When a search engine is the referral site, I can see just what terms the visitor was searching on. Since terms entered into a search engine without quotation marks will bring up all instances of those words, my site doesn’t even have to remotely address the subject in order to hit. For instance, a recent visitor was looking for Free Building Plans for Duck Pens. Left o’ Mississippi was the first site returned on their search because I have entries mentioning free, duck, and plans. As you can see, unless the seeker fell for my undefinable charm and general wackiness, they were disappointed.

This brings us to today’s discussion. What are unwary Internet searchers looking for when they wash up on LOM? Mississippi is the most common term, and in the past month or so I’ve seen big bugs in Mississippi, Mississippi knitting, and Mississippi Cthulhu. However, as disturbing as the image of southern cultists trying to awaken the dark, tentacled one is,* I must tell you that the most common search that leads to my blog is Mississippi porn. That term leads searchers here because Mississippi, of course, is the name of the blog, and porn because I have a post titled Kitty Yarn Porn (scroll down). I’m thinking that the folks looking for Mississippi porn*** are a mite disappointed with a pic of Amelia slobbering on some expensive S. American wool.

Or maybe not. The second most common search that leads to my blog is kitty porn. Again, LOM comes up on that search because of the Amelia pic. What I’m left wondering is if the searches are launched by deviants who can’t spell, or (and just as damn scary) by deviants who CAN spell and haunt the bushes around pet stores and Humane Societies.

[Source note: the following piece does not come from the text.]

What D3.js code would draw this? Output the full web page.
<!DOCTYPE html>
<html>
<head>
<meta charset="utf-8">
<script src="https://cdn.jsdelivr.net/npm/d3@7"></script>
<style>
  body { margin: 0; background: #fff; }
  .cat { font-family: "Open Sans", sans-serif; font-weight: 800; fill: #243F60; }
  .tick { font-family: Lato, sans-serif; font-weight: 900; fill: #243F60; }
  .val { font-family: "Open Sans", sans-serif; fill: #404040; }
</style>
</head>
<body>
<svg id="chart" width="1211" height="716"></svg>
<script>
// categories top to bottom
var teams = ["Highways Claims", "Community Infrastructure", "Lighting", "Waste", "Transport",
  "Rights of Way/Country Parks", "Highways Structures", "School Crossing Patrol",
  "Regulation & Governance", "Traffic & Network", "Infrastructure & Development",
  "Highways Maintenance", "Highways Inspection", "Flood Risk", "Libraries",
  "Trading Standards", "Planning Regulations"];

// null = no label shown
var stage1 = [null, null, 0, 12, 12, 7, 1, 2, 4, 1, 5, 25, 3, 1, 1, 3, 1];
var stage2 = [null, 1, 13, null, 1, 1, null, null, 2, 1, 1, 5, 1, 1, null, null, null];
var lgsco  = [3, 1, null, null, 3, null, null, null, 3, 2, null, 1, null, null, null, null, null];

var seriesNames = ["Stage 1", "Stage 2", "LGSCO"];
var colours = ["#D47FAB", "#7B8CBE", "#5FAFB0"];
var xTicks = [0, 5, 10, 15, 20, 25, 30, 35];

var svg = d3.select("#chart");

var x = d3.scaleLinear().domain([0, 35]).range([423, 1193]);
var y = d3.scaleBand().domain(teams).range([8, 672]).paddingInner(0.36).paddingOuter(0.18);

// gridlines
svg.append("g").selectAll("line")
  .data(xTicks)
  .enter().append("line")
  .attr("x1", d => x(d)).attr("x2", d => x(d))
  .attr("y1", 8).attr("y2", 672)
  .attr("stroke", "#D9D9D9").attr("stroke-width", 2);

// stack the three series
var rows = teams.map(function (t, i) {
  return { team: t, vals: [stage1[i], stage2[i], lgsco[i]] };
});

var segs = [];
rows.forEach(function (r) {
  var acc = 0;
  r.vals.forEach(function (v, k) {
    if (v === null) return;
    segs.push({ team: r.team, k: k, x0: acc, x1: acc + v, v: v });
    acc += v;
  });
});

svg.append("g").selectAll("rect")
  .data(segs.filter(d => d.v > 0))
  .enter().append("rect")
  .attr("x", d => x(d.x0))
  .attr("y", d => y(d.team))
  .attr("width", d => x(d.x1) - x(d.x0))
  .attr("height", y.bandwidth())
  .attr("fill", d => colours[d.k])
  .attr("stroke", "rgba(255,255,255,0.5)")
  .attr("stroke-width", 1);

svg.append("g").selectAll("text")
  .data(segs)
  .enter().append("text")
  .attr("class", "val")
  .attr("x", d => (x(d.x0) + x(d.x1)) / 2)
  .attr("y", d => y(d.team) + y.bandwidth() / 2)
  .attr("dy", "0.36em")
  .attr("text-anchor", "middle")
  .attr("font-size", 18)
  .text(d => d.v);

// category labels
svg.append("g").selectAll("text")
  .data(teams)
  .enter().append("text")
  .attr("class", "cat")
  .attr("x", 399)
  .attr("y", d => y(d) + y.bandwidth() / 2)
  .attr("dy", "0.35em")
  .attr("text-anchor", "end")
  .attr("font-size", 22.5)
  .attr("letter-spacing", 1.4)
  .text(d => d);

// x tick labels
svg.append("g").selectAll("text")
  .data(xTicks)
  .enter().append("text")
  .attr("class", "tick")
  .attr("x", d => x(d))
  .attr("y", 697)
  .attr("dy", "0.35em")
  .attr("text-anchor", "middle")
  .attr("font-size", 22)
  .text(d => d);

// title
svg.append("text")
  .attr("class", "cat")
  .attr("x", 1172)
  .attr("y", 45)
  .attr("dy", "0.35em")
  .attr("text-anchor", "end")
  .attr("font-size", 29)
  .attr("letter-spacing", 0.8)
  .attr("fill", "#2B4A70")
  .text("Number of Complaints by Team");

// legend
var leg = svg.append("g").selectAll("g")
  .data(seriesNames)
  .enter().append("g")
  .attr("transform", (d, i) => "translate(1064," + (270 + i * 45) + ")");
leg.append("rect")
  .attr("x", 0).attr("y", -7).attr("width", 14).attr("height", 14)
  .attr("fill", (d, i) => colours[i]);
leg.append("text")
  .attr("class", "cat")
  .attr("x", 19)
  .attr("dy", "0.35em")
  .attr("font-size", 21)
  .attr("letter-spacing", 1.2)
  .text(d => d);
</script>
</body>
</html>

NOTE: Since I started this entry, someone hit LOM by searching for Noah Webster pics. They got here because of my recent Scrabble game blues.

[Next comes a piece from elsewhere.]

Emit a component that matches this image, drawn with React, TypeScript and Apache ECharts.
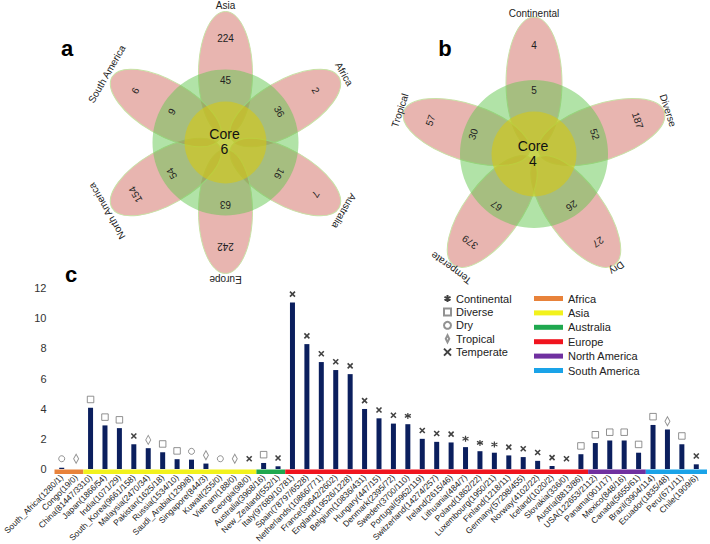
import React, { useEffect, useRef } from 'react';
import * as echarts from 'echarts';

const FONT = '"Liberation Sans", Arial, sans-serif';

// ---------- bar chart data ----------
const countries = [
  'South_Africa(1280/1)', 'Congo(19/0)', 'China(81447/3310)', 'Japan(1866/54)', 'India(1071/29)',
  'South_Korea(9661/158)', 'Malaysia(2470/34)', 'Pakistan(1625/18)', 'Russia(1534/10)', 'Saudi_Arabia(1299/8)',
  'Singapore(844/3)', 'Kuwait(255/0)', 'Vietnam(188/0)', 'Georgia(98/0)', 'Australia(3968/16)',
  'New_Zealand(552/1)', 'Italy(97689/10781)', 'Spain(78797/6528)', 'Netherlands(10866/771)', 'France(39642/2602)',
  'England(19526/1228)', 'Belgium(10836/431)', 'Hungary(447/15)', 'Denmark(2395/72)', 'Sweden(3700/110)',
  'Portugal(5962/119)', 'Switzerland(14274/257)', 'Ireland(2615/46)', 'Lithuania(484/7)', 'Poland(1862/22)',
  'Luxembourg(1950/21)', 'Finland(1218/11)', 'Germany(57298/455)', 'Norway(4102/22)', 'Iceland(1020/2)',
  'Slovakia(336/0)', 'Austria(8813/86)', 'USA(122653/2112)', 'Panama(901/17)', 'Mexico(848/16)',
  'Canada(5655/61)', 'Brazil(3904/114)', 'Ecuador(1835/48)', 'Peru(671/11)', 'Chile(1909/6)',
];
const rates = [
  0.08, 0, 4.06, 2.89, 2.71,
  1.64, 1.38, 1.11, 0.65, 0.62,
  0.36, 0, 0, 0, 0.4,
  0.18, 11.04, 8.28, 7.09, 6.56,
  6.29, 3.98, 3.36, 3.01, 2.97,
  2.0, 1.8, 1.76, 1.45, 1.18,
  1.08, 0.9, 0.79, 0.54, 0.2,
  0, 0.98, 1.72, 1.89, 1.89,
  1.08, 2.92, 2.62, 1.64, 0.31,
];
const climates = [
  'Dry', 'Tropical', 'Diverse', 'Diverse', 'Diverse',
  'Temperate', 'Tropical', 'Diverse', 'Diverse', 'Dry',
  'Tropical', 'Dry', 'Tropical', 'Temperate', 'Diverse',
  'Temperate', 'Temperate', 'Temperate', 'Temperate', 'Temperate',
  'Temperate', 'Temperate', 'Temperate', 'Temperate', 'Continental',
  'Temperate', 'Temperate', 'Temperate', 'Continental', 'Continental',
  'Continental', 'Temperate', 'Temperate', 'Temperate', 'Temperate',
  'Temperate', 'Diverse', 'Diverse', 'Diverse', 'Diverse',
  'Diverse', 'Diverse', 'Tropical', 'Diverse', 'Temperate',
];
const regionNames = ['Africa', 'Asia', 'Australia', 'Europe', 'North America', 'South America'];
const countryRegion = [
  0, 0, 1, 1, 1, 1, 1, 1, 1, 1, 1, 1, 1, 1, 2, 2,
  3, 3, 3, 3, 3, 3, 3, 3, 3, 3, 3, 3, 3, 3, 3, 3, 3, 3, 3, 3, 3,
  4, 4, 4, 4, 5, 5, 5, 5,
];
const climateNames = ['Continental', 'Diverse', 'Dry', 'Tropical', 'Temperate'];

// ---------- flower diagrams ----------
const flowerANames = ['Asia', 'Africa', 'Australia', 'Europe', 'North America', 'South America'];
const flowerAUnique = [224, 2, 7, 242, 154, 6];
const flowerAShared = [45, 36, 16, 63, 54, 9];
const flowerACore = 6;
const flowerBNames = ['Continental', 'Diverse', 'Dry', 'Temperate', 'Tropical'];
const flowerBUnique = [4, 187, 27, 379, 57];
const flowerBShared = [5, 52, 26, 67, 30];
const flowerBCore = 4;

// styles
const regionColors = ['#e8823a', '#f2f21c', '#1fa84f', '#f0141e', '#7030a0', '#1aa3e8'];
const climateStyle: Record<string, any> = {
  Continental: { symbol: 'path://M5,0L5,10M0.67,2.5L9.33,7.5M0.67,7.5L9.33,2.5', size: 6, itemStyle: { color: 'transparent', borderColor: '#111', borderWidth: 1.2 } },
  Diverse: { symbol: 'rect', size: 6.5, itemStyle: { color: '#fff', borderColor: '#777', borderWidth: 1 } },
  Dry: { symbol: 'circle', size: 6, itemStyle: { color: '#fff', borderColor: '#777', borderWidth: 1 } },
  Tropical: { symbol: 'path://M5,0L10,10L5,20L0,10Z', size: [5, 9], itemStyle: { color: '#fff', borderColor: '#777', borderWidth: 1 } },
  Temperate: { symbol: 'path://M0,0L10,10M10,0L0,10', size: 5, itemStyle: { color: 'transparent', borderColor: '#111', borderWidth: 1.6 } },
};

function flower(
  cx: number, cy: number, names: string[], outer: number[], inner: number[], core: number,
  g: { a: number; b: number; d: number; rG: number; rC: number; rL: number; rO: number; rI: number }
) {
  const n = names.length;
  const els: any[] = [];
  const texts: any[] = [];
  for (let i = 0; i < n; i++) {
    const th = (90 - (360 / n) * i) * Math.PI / 180;
    const ux = Math.cos(th), uy = -Math.sin(th);
    els.push({
      type: 'ellipse', silent: true, z: 1,
      x: cx + g.d * ux, y: cy + g.d * uy, rotation: th,
      shape: { cx: 0, cy: 0, rx: g.a, ry: g.b },
      style: { fill: 'rgba(205,90,80,0.45)', stroke: '#c8e2a6', lineWidth: 1 },
    });
    const rot = th - Math.PI / 2;
    const mk = (r: number, t: string) => ({
      type: 'text', silent: true, z: 5,
      x: cx + r * ux, y: cy + r * uy, rotation: rot,
      style: { text: t, fontSize: 10, fontFamily: FONT, fill: '#222', align: 'center', verticalAlign: 'middle' },
    });
    texts.push(mk(g.rL, names[i]));
    texts.push(mk(g.rO, String(outer[i])));
    texts.push(mk(g.rI, String(inner[i])));
  }
  els.push({ type: 'circle', silent: true, z: 2, shape: { cx, cy, r: g.rG }, style: { fill: 'rgba(100,200,80,0.5)' } });
  els.push({ type: 'circle', silent: true, z: 3, shape: { cx, cy, r: g.rC }, style: { fill: 'rgba(215,200,20,0.6)' } });
  texts.push({
    type: 'text', silent: true, z: 5, x: cx - 1, y: cy - 1,
    style: { text: 'Core\n' + core, fontSize: 14, lineHeight: 15, fontFamily: FONT, fill: '#111', align: 'center', verticalAlign: 'middle' },
  });
  return els.concat(texts);
}

export default function App() {
  const ref = useRef<HTMLDivElement>(null);
  useEffect(() => {
    document.body.style.margin = '0';
    document.body.style.overflow = 'hidden';
    const chart = echarts.init(ref.current!, null, { renderer: 'svg' });

    // region segments derived from countryRegion
    const segments: { region: number; start: number; end: number }[] = [];
    countryRegion.forEach((r, i) => {
      const last = segments[segments.length - 1];
      if (last && last.region === r) last.end = i;
      else segments.push({ region: r, start: i, end: i });
    });
    const lastIdx = countryRegion.length - 1;

    const scatterSeries = climateNames.map((c) => ({
      type: 'scatter', name: c, symbol: climateStyle[c].symbol, symbolSize: climateStyle[c].size,
      itemStyle: climateStyle[c].itemStyle, z: 5, silent: true,
      data: rates.map((v, i) => (climates[i] === c ? [i, Math.max(v + 0.55, 0.68)] : null)).filter(Boolean),
    }));

    const regionSeries = regionNames.map((name, ri) => ({
      type: 'custom', name, silent: true, z: 4,
      itemStyle: { color: regionColors[ri] },
      encode: { x: [0, 1], y: 2 },
      data: segments.filter((s) => s.region === ri).map((s) => [s.start, s.end, 0]),
      renderItem: (params: any, api: any) => {
        const s = api.coord([api.value(0), api.value(2)]);
        const e = api.coord([api.value(1), api.value(2)]);
        const bw = api.size([1, 0])[0];
        const extra = api.value(1) === lastIdx ? 3.5 : 0;
        return {
          type: 'rect',
          shape: { x: s[0] - bw / 2, y: s[1] + 0.5, width: e[0] - s[0] + bw + extra, height: 4.5 },
          style: { fill: regionColors[ri] },
        };
      },
    }));

    const graphic: any[] = [
      ...flower(225.5, 142.5, flowerANames, flowerAUnique, flowerAShared, flowerACore,
        { a: 62, b: 27, d: 69, rG: 73, rC: 41, rL: 137, rO: 104, rI: 62 }),
      ...flower(534, 154, flowerBNames, flowerBUnique, flowerBShared, flowerBCore,
        { a: 66, b: 28, d: 71, rG: 74, rC: 42.5, rL: 141, rO: 109, rI: 64 }),
      { type: 'text', x: 67, y: 48, z: 6, style: { text: 'a', fontSize: 22, fontWeight: 'bold', fontFamily: FONT, fill: '#000', align: 'center', verticalAlign: 'middle' } },
      { type: 'text', x: 445, y: 48, z: 6, style: { text: 'b', fontSize: 22, fontWeight: 'bold', fontFamily: FONT, fill: '#000', align: 'center', verticalAlign: 'middle' } },
      { type: 'text', x: 71, y: 274, z: 6, style: { text: 'c', fontSize: 22, fontWeight: 'bold', fontFamily: FONT, fill: '#000', align: 'center', verticalAlign: 'middle' } },
    ];

    chart.setOption({
      animation: false,
      textStyle: { fontFamily: FONT },
      grid: { left: 54.5, right: 6.5, top: 288, bottom: 75, containLabel: false, outerBoundsMode: 'none' },
      xAxis: {
        type: 'category', data: countries,
        axisLine: { show: false }, axisTick: { show: false },
        axisLabel: { interval: 0, rotate: 45, fontSize: 8.4, color: '#222', margin: 7, fontFamily: FONT },
      },
      yAxis: {
        type: 'value', min: 0, max: 12, interval: 2,
        axisLine: { show: false }, axisTick: { show: false }, splitLine: { show: false },
        axisLabel: { fontSize: 11, color: '#333', margin: 8, fontFamily: FONT },
      },
      legend: [
        {
          orient: 'vertical', left: 438, top: 288, itemWidth: 7, itemHeight: 7, itemGap: 2.4,
          selectedMode: false, data: climateNames,
          textStyle: { fontSize: 11, color: '#222', fontFamily: FONT },
        },
        {
          orient: 'vertical', left: 529, top: 288, itemWidth: 29, itemHeight: 5, itemGap: 3.4,
          selectedMode: false, data: regionNames.map((n) => ({ name: n, icon: 'rect' })),
          textStyle: { fontSize: 11, color: '#222', fontFamily: FONT },
        },
      ],
      series: [
        {
          type: 'bar', name: 'rate', data: rates, barWidth: 5, silent: true,
          itemStyle: { color: '#0b1f5e' },
        },
        ...scatterSeries,
        ...regionSeries,
      ],
      graphic,
    });
    return () => chart.dispose();
  }, []);
  return <div ref={ref} style={{ width: 710, height: 544 }} />;
}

Finally, folks end up at LOM when they do a search on my name: Inez Schaechterle. Now I can imagine that people I know, friends and acquaintances, might do a quick search trying to find this site, although it seems that emailing me and asking for the address would be easier than typing in "Schaechterle." I worry, however, that those named searches are being done by some super secret branch of the Bush administration, trying to track down subversives like me — mostly-vegetarian Democrat liberal academic pop-fiction-reading parrot-owning knitters.*****

Even better was a recent search looking for Inez Schaechterle Nevada. The searcher evidently wanted to find me, with my Nevada roots, rather than some other Inez Schaechterle. However, even with 6 billion + people in the world, I can’t believe another one carries my name.****** If another woman with my moniker does exist, I wonder if, during the 1970s when Germans were still the bad guys in war movies, playground boys taunted her by calling her a Nazi (you know who you are, Larry Shipley)? Or if, round about 6th grade, some of those same boys realized that Inez rhymes, more or less, with anus? Oh unknown and probably nonexistent name-sister, I feel your pain.

*disturbing, but not really surprising, is it?**

**In dark Ry’leh dead Cthulhu lies sleeping, y’all.

***pics of naked, toothless women?****

****I apologize to my very dear friend Sue, who, though from Mississippi, is fully toothed, charming, smart, and, I hope, forgiving. She is naked under her clothes, however.

*****Now that my blog contains the words subversive, Democrat, and porn, Lord only knows who’s going to end up here.

******Although if she exists, I bet she lives in Argentina. German, Latino, post WWII….think about it.